------ Dataset extract ------
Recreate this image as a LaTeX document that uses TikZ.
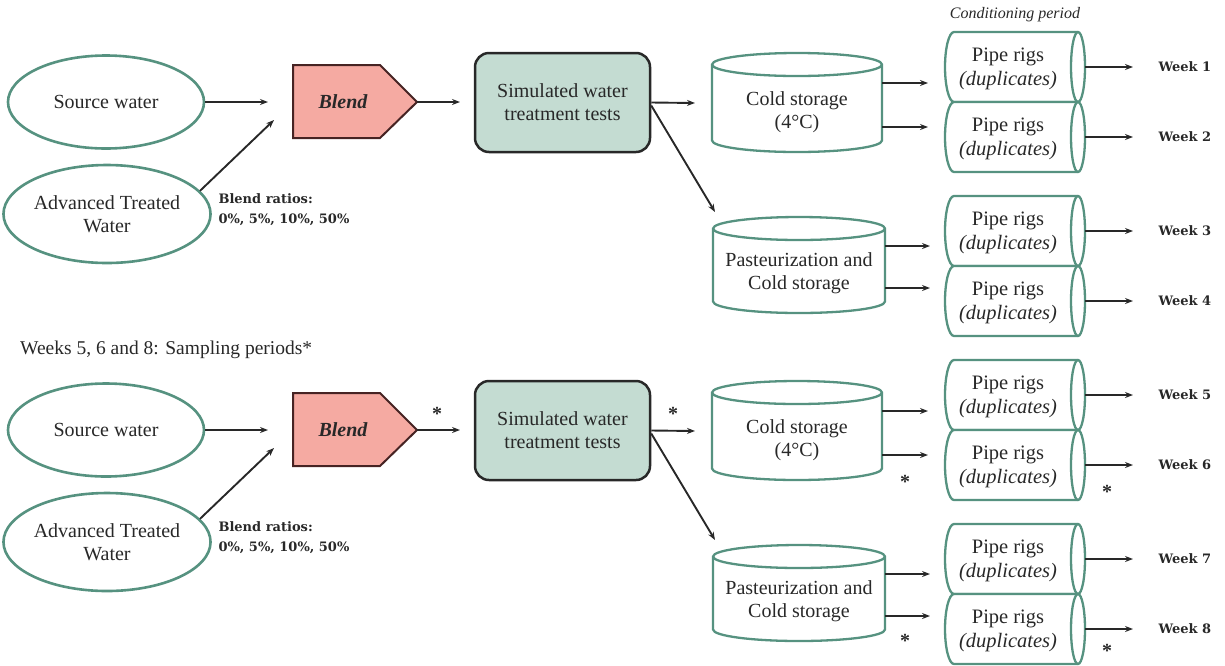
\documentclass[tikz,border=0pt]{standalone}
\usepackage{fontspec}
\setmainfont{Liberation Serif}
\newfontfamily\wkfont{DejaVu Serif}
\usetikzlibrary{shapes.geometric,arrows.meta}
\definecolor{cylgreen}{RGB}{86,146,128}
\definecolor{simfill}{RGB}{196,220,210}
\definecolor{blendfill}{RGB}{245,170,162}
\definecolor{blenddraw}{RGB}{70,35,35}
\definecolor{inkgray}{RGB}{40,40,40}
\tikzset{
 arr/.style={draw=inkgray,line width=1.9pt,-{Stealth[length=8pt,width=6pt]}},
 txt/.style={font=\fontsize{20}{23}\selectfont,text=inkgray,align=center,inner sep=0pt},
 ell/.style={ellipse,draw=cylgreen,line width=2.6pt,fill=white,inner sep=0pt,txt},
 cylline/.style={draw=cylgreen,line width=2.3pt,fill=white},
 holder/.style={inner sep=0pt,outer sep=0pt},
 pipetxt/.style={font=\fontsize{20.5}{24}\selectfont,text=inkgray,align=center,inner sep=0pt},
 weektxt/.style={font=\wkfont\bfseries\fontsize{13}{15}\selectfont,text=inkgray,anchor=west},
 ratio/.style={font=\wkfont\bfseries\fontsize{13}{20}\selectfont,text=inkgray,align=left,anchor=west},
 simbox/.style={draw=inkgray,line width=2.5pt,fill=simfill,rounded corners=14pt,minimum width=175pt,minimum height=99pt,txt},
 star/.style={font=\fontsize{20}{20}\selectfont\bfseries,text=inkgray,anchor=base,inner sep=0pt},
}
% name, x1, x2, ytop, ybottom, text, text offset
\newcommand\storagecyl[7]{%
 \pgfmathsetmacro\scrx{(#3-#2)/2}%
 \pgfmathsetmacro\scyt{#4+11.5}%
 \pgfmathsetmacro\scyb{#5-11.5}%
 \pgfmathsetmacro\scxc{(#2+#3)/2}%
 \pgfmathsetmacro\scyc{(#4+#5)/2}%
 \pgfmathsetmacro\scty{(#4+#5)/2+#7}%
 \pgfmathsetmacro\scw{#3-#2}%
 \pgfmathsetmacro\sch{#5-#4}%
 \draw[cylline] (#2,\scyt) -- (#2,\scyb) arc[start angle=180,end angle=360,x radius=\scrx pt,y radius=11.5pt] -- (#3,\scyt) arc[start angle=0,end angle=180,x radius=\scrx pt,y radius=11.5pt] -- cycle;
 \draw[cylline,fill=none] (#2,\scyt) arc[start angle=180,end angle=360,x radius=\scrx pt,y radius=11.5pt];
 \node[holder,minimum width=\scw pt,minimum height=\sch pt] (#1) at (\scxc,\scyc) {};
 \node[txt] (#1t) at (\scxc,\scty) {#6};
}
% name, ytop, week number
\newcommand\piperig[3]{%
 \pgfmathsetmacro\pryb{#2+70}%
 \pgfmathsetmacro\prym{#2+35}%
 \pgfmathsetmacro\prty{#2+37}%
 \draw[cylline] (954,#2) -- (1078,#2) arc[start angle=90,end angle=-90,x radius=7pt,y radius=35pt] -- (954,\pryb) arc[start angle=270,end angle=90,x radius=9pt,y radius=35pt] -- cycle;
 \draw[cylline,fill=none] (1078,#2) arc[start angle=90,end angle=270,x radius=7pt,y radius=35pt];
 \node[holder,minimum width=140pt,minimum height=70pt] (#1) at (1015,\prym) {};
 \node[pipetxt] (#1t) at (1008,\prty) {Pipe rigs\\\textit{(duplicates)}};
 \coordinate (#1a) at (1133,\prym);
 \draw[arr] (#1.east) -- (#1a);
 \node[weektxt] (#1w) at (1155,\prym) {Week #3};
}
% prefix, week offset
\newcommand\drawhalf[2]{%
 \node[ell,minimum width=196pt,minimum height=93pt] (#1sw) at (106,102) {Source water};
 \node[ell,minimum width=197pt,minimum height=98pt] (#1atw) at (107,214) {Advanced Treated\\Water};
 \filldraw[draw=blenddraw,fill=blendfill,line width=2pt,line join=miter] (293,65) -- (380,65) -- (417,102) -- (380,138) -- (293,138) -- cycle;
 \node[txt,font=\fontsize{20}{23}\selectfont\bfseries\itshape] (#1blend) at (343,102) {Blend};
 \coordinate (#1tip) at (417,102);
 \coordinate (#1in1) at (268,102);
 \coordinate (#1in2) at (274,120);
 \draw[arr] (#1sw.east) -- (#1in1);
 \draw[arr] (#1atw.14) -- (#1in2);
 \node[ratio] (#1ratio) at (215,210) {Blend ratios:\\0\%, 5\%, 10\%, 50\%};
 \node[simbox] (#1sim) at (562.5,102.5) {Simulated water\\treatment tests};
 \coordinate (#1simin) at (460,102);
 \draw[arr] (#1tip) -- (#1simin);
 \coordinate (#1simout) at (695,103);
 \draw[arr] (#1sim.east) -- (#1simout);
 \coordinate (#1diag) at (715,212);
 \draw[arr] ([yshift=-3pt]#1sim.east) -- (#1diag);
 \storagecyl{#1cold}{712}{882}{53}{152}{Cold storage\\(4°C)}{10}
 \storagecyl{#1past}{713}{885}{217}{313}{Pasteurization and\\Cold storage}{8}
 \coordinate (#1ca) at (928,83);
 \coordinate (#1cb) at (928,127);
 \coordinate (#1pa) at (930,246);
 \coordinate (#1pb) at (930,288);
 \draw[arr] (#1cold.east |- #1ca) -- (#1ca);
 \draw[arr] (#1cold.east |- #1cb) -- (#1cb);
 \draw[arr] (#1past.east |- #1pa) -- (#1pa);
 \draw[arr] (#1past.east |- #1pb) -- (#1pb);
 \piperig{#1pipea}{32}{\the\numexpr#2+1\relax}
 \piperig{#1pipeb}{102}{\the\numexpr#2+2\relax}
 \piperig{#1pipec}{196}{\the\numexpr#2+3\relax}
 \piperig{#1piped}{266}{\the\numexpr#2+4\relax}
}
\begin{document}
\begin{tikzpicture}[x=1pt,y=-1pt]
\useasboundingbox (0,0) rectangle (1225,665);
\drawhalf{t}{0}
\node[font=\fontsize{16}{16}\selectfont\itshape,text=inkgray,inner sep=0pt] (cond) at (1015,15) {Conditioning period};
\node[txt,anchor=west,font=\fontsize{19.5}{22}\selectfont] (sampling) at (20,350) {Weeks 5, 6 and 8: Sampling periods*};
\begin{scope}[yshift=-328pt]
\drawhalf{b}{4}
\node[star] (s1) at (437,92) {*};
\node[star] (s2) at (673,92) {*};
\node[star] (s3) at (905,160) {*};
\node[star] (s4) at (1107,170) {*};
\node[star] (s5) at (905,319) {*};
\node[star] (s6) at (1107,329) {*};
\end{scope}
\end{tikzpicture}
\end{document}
------
» **Short exercise**:
Leave out the pictures and give the listing above again exactly.

» **Task answer**:
Recreate this image as a LaTeX document that uses TikZ.
\documentclass[tikz,border=0pt]{standalone}
\usepackage{fontspec}
\setmainfont{Liberation Serif}
\newfontfamily\wkfont{DejaVu Serif}
\usetikzlibrary{shapes.geometric,arrows.meta}
\definecolor{cylgreen}{RGB}{86,146,128}
\definecolor{simfill}{RGB}{196,220,210}
\definecolor{blendfill}{RGB}{245,170,162}
\definecolor{blenddraw}{RGB}{70,35,35}
\definecolor{inkgray}{RGB}{40,40,40}
\tikzset{
 arr/.style={draw=inkgray,line width=1.9pt,-{Stealth[length=8pt,width=6pt]}},
 txt/.style={font=\fontsize{20}{23}\selectfont,text=inkgray,align=center,inner sep=0pt},
 ell/.style={ellipse,draw=cylgreen,line width=2.6pt,fill=white,inner sep=0pt,txt},
 cylline/.style={draw=cylgreen,line width=2.3pt,fill=white},
 holder/.style={inner sep=0pt,outer sep=0pt},
 pipetxt/.style={font=\fontsize{20.5}{24}\selectfont,text=inkgray,align=center,inner sep=0pt},
 weektxt/.style={font=\wkfont\bfseries\fontsize{13}{15}\selectfont,text=inkgray,anchor=west},
 ratio/.style={font=\wkfont\bfseries\fontsize{13}{20}\selectfont,text=inkgray,align=left,anchor=west},
 simbox/.style={draw=inkgray,line width=2.5pt,fill=simfill,rounded corners=14pt,minimum width=175pt,minimum height=99pt,txt},
 star/.style={font=\fontsize{20}{20}\selectfont\bfseries,text=inkgray,anchor=base,inner sep=0pt},
}
% name, x1, x2, ytop, ybottom, text, text offset
\newcommand\storagecyl[7]{%
 \pgfmathsetmacro\scrx{(#3-#2)/2}%
 \pgfmathsetmacro\scyt{#4+11.5}%
 \pgfmathsetmacro\scyb{#5-11.5}%
 \pgfmathsetmacro\scxc{(#2+#3)/2}%
 \pgfmathsetmacro\scyc{(#4+#5)/2}%
 \pgfmathsetmacro\scty{(#4+#5)/2+#7}%
 \pgfmathsetmacro\scw{#3-#2}%
 \pgfmathsetmacro\sch{#5-#4}%
 \draw[cylline] (#2,\scyt) -- (#2,\scyb) arc[start angle=180,end angle=360,x radius=\scrx pt,y radius=11.5pt] -- (#3,\scyt) arc[start angle=0,end angle=180,x radius=\scrx pt,y radius=11.5pt] -- cycle;
 \draw[cylline,fill=none] (#2,\scyt) arc[start angle=180,end angle=360,x radius=\scrx pt,y radius=11.5pt];
 \node[holder,minimum width=\scw pt,minimum height=\sch pt] (#1) at (\scxc,\scyc) {};
 \node[txt] (#1t) at (\scxc,\scty) {#6};
}
% name, ytop, week number
\newcommand\piperig[3]{%
 \pgfmathsetmacro\pryb{#2+70}%
 \pgfmathsetmacro\prym{#2+35}%
 \pgfmathsetmacro\prty{#2+37}%
 \draw[cylline] (954,#2) -- (1078,#2) arc[start angle=90,end angle=-90,x radius=7pt,y radius=35pt] -- (954,\pryb) arc[start angle=270,end angle=90,x radius=9pt,y radius=35pt] -- cycle;
 \draw[cylline,fill=none] (1078,#2) arc[start angle=90,end angle=270,x radius=7pt,y radius=35pt];
 \node[holder,minimum width=140pt,minimum height=70pt] (#1) at (1015,\prym) {};
 \node[pipetxt] (#1t) at (1008,\prty) {Pipe rigs\\\textit{(duplicates)}};
 \coordinate (#1a) at (1133,\prym);
 \draw[arr] (#1.east) -- (#1a);
 \node[weektxt] (#1w) at (1155,\prym) {Week #3};
}
% prefix, week offset
\newcommand\drawhalf[2]{%
 \node[ell,minimum width=196pt,minimum height=93pt] (#1sw) at (106,102) {Source water};
 \node[ell,minimum width=197pt,minimum height=98pt] (#1atw) at (107,214) {Advanced Treated\\Water};
 \filldraw[draw=blenddraw,fill=blendfill,line width=2pt,line join=miter] (293,65) -- (380,65) -- (417,102) -- (380,138) -- (293,138) -- cycle;
 \node[txt,font=\fontsize{20}{23}\selectfont\bfseries\itshape] (#1blend) at (343,102) {Blend};
 \coordinate (#1tip) at (417,102);
 \coordinate (#1in1) at (268,102);
 \coordinate (#1in2) at (274,120);
 \draw[arr] (#1sw.east) -- (#1in1);
 \draw[arr] (#1atw.14) -- (#1in2);
 \node[ratio] (#1ratio) at (215,210) {Blend ratios:\\0\%, 5\%, 10\%, 50\%};
 \node[simbox] (#1sim) at (562.5,102.5) {Simulated water\\treatment tests};
 \coordinate (#1simin) at (460,102);
 \draw[arr] (#1tip) -- (#1simin);
 \coordinate (#1simout) at (695,103);
 \draw[arr] (#1sim.east) -- (#1simout);
 \coordinate (#1diag) at (715,212);
 \draw[arr] ([yshift=-3pt]#1sim.east) -- (#1diag);
 \storagecyl{#1cold}{712}{882}{53}{152}{Cold storage\\(4°C)}{10}
 \storagecyl{#1past}{713}{885}{217}{313}{Pasteurization and\\Cold storage}{8}
 \coordinate (#1ca) at (928,83);
 \coordinate (#1cb) at (928,127);
 \coordinate (#1pa) at (930,246);
 \coordinate (#1pb) at (930,288);
 \draw[arr] (#1cold.east |- #1ca) -- (#1ca);
 \draw[arr] (#1cold.east |- #1cb) -- (#1cb);
 \draw[arr] (#1past.east |- #1pa) -- (#1pa);
 \draw[arr] (#1past.east |- #1pb) -- (#1pb);
 \piperig{#1pipea}{32}{\the\numexpr#2+1\relax}
 \piperig{#1pipeb}{102}{\the\numexpr#2+2\relax}
 \piperig{#1pipec}{196}{\the\numexpr#2+3\relax}
 \piperig{#1piped}{266}{\the\numexpr#2+4\relax}
}
\begin{document}
\begin{tikzpicture}[x=1pt,y=-1pt]
\useasboundingbox (0,0) rectangle (1225,665);
\drawhalf{t}{0}
\node[font=\fontsize{16}{16}\selectfont\itshape,text=inkgray,inner sep=0pt] (cond) at (1015,15) {Conditioning period};
\node[txt,anchor=west,font=\fontsize{19.5}{22}\selectfont] (sampling) at (20,350) {Weeks 5, 6 and 8: Sampling periods*};
\begin{scope}[yshift=-328pt]
\drawhalf{b}{4}
\node[star] (s1) at (437,92) {*};
\node[star] (s2) at (673,92) {*};
\node[star] (s3) at (905,160) {*};
\node[star] (s4) at (1107,170) {*};
\node[star] (s5) at (905,319) {*};
\node[star] (s6) at (1107,329) {*};
\end{scope}
\end{tikzpicture}
\end{document}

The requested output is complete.